Megan Drury is distressed and tense in the role of Rebecca. Deserted by her husband, she is distracted, fearful, unable to see a possible future, and Drury finds this in trembling edginess, agitated pacing and despondent self-doubt counter-balanced by moments of absolute, contained, stillness that suggest an inner strength, a possible will to survive.

Luisa Hastings Edge plays Anna, the most distraught of the three characters. Anna has locked herself into her small apartment, which she is destroying as effectively as she is destroying herself. Confined for the major part of the play to the square box that symbolises her personal prison, Hastings Edge evokes the anxiety that has been spawned by Anna’s fear for the world. Her movements are tightly controlled, her expressions sometimes scarily vacant, sometimes just as scarily haunting. Moments of stillness are off-set by scrabbling in her ‘box’ apartment to bring out a plethora of symbolic objects including an oil-spill-affected pelican that she strives to save.

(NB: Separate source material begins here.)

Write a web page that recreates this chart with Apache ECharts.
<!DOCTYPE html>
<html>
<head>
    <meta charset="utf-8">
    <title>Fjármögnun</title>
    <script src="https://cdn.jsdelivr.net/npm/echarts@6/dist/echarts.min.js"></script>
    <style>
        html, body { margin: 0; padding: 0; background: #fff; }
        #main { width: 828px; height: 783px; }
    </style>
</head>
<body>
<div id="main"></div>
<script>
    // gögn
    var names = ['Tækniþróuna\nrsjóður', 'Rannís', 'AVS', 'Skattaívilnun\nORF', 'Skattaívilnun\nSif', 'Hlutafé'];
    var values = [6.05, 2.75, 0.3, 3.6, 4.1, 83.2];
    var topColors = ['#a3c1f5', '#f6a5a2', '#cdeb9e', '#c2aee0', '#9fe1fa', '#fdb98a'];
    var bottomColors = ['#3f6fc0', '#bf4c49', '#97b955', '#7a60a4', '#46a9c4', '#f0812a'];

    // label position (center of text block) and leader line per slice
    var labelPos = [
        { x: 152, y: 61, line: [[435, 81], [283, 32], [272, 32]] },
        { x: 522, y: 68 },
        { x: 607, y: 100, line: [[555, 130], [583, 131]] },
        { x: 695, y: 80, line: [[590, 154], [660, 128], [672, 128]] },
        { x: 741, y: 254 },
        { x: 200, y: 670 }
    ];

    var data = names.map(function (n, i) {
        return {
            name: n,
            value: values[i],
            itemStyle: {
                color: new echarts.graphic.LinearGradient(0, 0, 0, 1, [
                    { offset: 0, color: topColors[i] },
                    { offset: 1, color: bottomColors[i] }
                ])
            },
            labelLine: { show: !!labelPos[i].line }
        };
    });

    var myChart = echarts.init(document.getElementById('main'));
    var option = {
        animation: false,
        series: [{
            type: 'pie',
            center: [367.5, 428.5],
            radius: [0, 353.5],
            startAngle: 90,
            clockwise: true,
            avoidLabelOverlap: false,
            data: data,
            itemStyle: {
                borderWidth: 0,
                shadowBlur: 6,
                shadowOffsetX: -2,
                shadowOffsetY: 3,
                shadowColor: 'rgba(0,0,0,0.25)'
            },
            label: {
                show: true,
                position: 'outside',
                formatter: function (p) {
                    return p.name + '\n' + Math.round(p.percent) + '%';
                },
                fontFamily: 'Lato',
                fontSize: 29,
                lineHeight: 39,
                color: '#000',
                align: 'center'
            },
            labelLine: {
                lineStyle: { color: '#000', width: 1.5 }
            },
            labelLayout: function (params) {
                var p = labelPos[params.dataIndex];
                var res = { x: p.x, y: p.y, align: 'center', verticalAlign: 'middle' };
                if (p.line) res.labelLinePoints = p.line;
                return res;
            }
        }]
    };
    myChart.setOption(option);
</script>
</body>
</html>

These three disturbed but disparate characters Stef Smith and Champion bring together in intricate scenes that explore the isolation of modern living and the psychological problems that emerge from it – and yet also suggest that they can be dealt with because dealing “with this chaos … is one of the things that humanity does best.” (Smith).

In her ‘notes’ Champion says: “Swallow is a wonderful challenge for any director who relishes the opportunity to expand a play’s possibilities beyond the words on the page” and, with her cast and the imaginative work of her designers, she has created a compelling theatrical production that looks at some of the problems of contemporary society through the emotional clarity of Stef Smith’s words and characters.

It is certainly a promising beginning to NToP’s tenure at Riverside.